Penalista diz que proibição de entrevistas não configura censura a Bolsonaro

Para o especialista João Vitor Vieira, o ato de conversar com a imprensa e ter a fala retransmitida em redes sociais pode caracterizar violação de medida cautelar imposta pelo STF


Por Wal Lima | Correio Braziliense

O endurecimento das medidas cautelares impostas ao ex-presidente Jair Bolsonaro (PL) voltou a ser discutido, nesta semana, após ele conceder entrevista à imprensa na segunda-feira (21/7), durante visita ao Congresso Nacional, enquanto usava tornozeleira eletrônica.
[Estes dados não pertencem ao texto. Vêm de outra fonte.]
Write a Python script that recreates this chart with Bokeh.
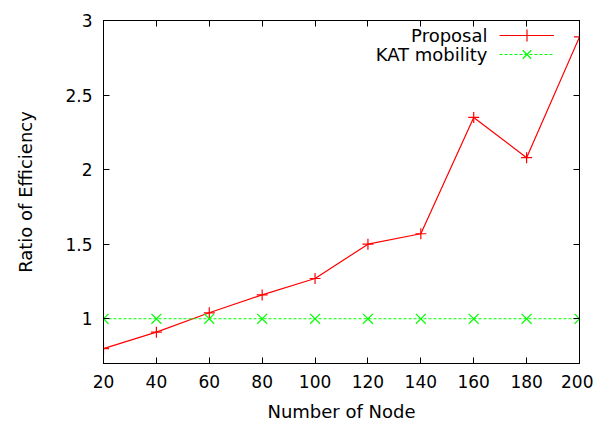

Apesar de a defesa do ex-presidente alegar desconhecimento da decisão que proibiu o uso de redes sociais por terceiros, especialistas em direito penal apontam que a conduta pode configurar violação das determinações impostas pelo Supremo Tribunal Federal (STF).

No caso de Bolsonaro, uma das condições estabelecidas pela justiça foi a proibição do uso de redes sociais - (crédito: Minervino Júnior/CB)

Segundo o advogado criminalista João Vitor Vieira, especialista em direito processual penal, a restrição imposta por decisão judicial não se trata de censura, como sustentado por aliados de Bolsonaro, mas do cumprimento de uma medida cautelar válida.

“As medidas cautelares diversas da prisão têm por objetivo, dentre outros, garantir o regular curso de uma investigação ou processo em andamento, assegurar a aplicação da lei penal e evitar prisões desnecessárias. Essas medidas podem ser endurecidas se o magistrado do caso entender necessário, conforme previsão do artigo 282, § 4º, do Código de Processo Penal”, explica o advogado, em entrevista ao Correio.

No caso do ex-presidente, uma das condições estabelecidas pela justiça foi a proibição do uso de redes sociais, seja de forma direta ou por intermédio de terceiros. Para Vieira, essa restrição é clara e fundamentada, e pode ter sido violada diante da entrevista concedida e posteriormente divulgada nas redes sociais por aliados, como o deputado Eduardo Bolsonaro (PL-SP).

“Considerando que entrevistas à imprensa podem ser facilmente repercutidas ou transmitidas em redes sociais por apoiadores, haveria, em tese, uma violação da medida cautelar imposta. Tal descumprimento poderia ensejar o agravamento das restrições ou, até mesmo, a revogação da liberdade em favor de medida mais severa”, pontua.

O advogado lembra que essa não é a primeira vez que a Justiça impõe limitações à comunicação de investigados ou réus com a imprensa. “Basta recordarmos do caso da advogada Deolane Bezerra, que, em setembro de 2024, foi proibida de falar com a imprensa durante o cumprimento de medida cautelar. Ao descumprir essa condição, retornou à prisão, sendo liberada apenas alguns dias depois”, cita.

Vieira também menciona o episódio envolvendo o presidente Luiz Inácio Lula da Silva em 2018, quando esteve preso em Curitiba. “Situação semelhante ocorreu com o presidente Luiz Inácio Lula da Silva, em 2018, quando, durante o período em que esteve preso, foi proibido de conceder entrevistas. À época, inclusive, determinou-se que, caso alguma entrevista fosse concedida e divulgada, quem a divulgasse poderia responder por desobediência.”

Para o especialista, é necessário compreender a medida como parte do processo judicial e não como um ataque à liberdade de expressão. “Dessa forma, não se configura censura, mas sim o cumprimento de decisão judicial devidamente fundamentada, que impõe uma medida cautelar diversa da prisão, a qual deve ser respeitada enquanto vigente”, conclui João Vitor Vieira.

O caso de Bolsonaro segue sob análise do ministro Alexandre de Moraes, relator dos inquéritos em que o ex-presidente é investigado. Caso fique configurado o descumprimento das medidas, o STF poderá endurecer as restrições, inclusive com possibilidade de prisão preventiva.